Nebulöses – Und drei brisante Fragen
1) Die intensivste Arbeit zur Aufklärung des Cum-Ex- und des Cum-Cum-Skandals wird seit 2013 von der Staatsanwaltschaft Köln geleistet. Wiewohl Banken der Hansestadt Hamburg mitten in diesem Sumpf stecken. Frage: Warum sind die Staatsanwaltschaften, die Gerichte der Hansestadt und Hamburgs Erster Bürgermeister, der vormalige Finanzsenator Tschentscher, hier so hanseatisch vornehm zurückhaltend? Jedenfalls ist offensichtlich, dass sich die Hamburger Staatsanwaltschaft zierte, dezidiert zu ermitteln. Weisungsberechtigt für die Hamburger Staatsanwaltschaft war von 2011 bis 2015 übrigens Justizsenatorin Jana Schiedek (SPD), von 2015 bis 2018 Justizsenator Till Steffen („Grüne“). Beide waren Justizsenatoren in den Kabinetten I und II des von 2011 bis 2018 regierenden Hamburger Bürgermeisters Olaf Scholz (SPD).
2) Im Oktober 2023 verschwanden für zwei Wochen zwei Laptops mit 700.000 E-Mails aus dem Tresor des offiziell bestellten „Chefaufklärers“ Steffen Jänicke.
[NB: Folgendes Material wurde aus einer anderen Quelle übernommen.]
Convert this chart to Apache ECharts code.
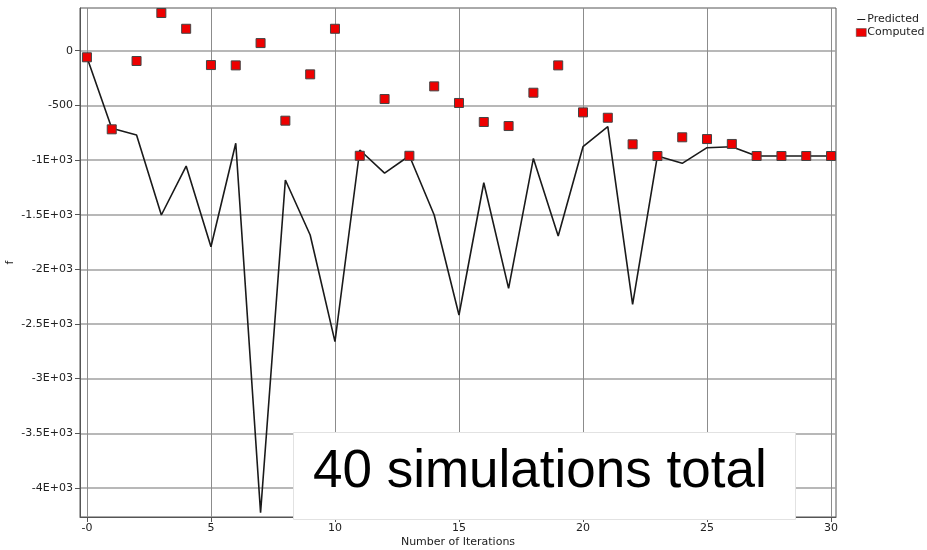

SPD-Mann Jänicke war im Sommer 2022 zum Arbeitsstabsleiter des Parlamentarischen Untersuchungsausschusses (PUA) mit dem Titel „Cum-Ex-Steuergeldaffäre“ bestellt worden. Was in diesen zwei Wochen warum und zu welchem Zweck mit den beiden Laptops möglicherweise geschah, ist unaufgeklärt. Finden sich unter den E-Mails auch welche mit dem Namen des vormaligen Hamburger Ersten Bürgermeisters Olaf Scholz? Wurden E-Mails gelöscht? Der PUA arbeitet übrigens seit 2020, am 12. Juli 2024 hielt er seine 61. Sitzung ab.
3) Die vormalige Steuerfachangestellte und SPD-Kommunalpolitikern Aynur Colpan (*1990) wurde im Februar 2023 Büroleiterin des niedersächsischen Ministerpräsidenten Stefan Weil (SPD). Sie bekam bei MP Weil aus dem Stand die Besoldungsgruppe B2, was gegenüber den üblichen amtlichen Karrierewegen einem Gehaltssprung von monatlich 1.900 Euro entspricht. Man beachte: Aynur Colpan hatte eine Zeitlang im Cum-Ex-Untersuchungsausschuss der Hamburger Bürgerschaft gearbeitet. Die Frage, ob es sich bei dem B2-Gehalt um Schweigegeld handelt, wäre aber wohl zu suggestiv.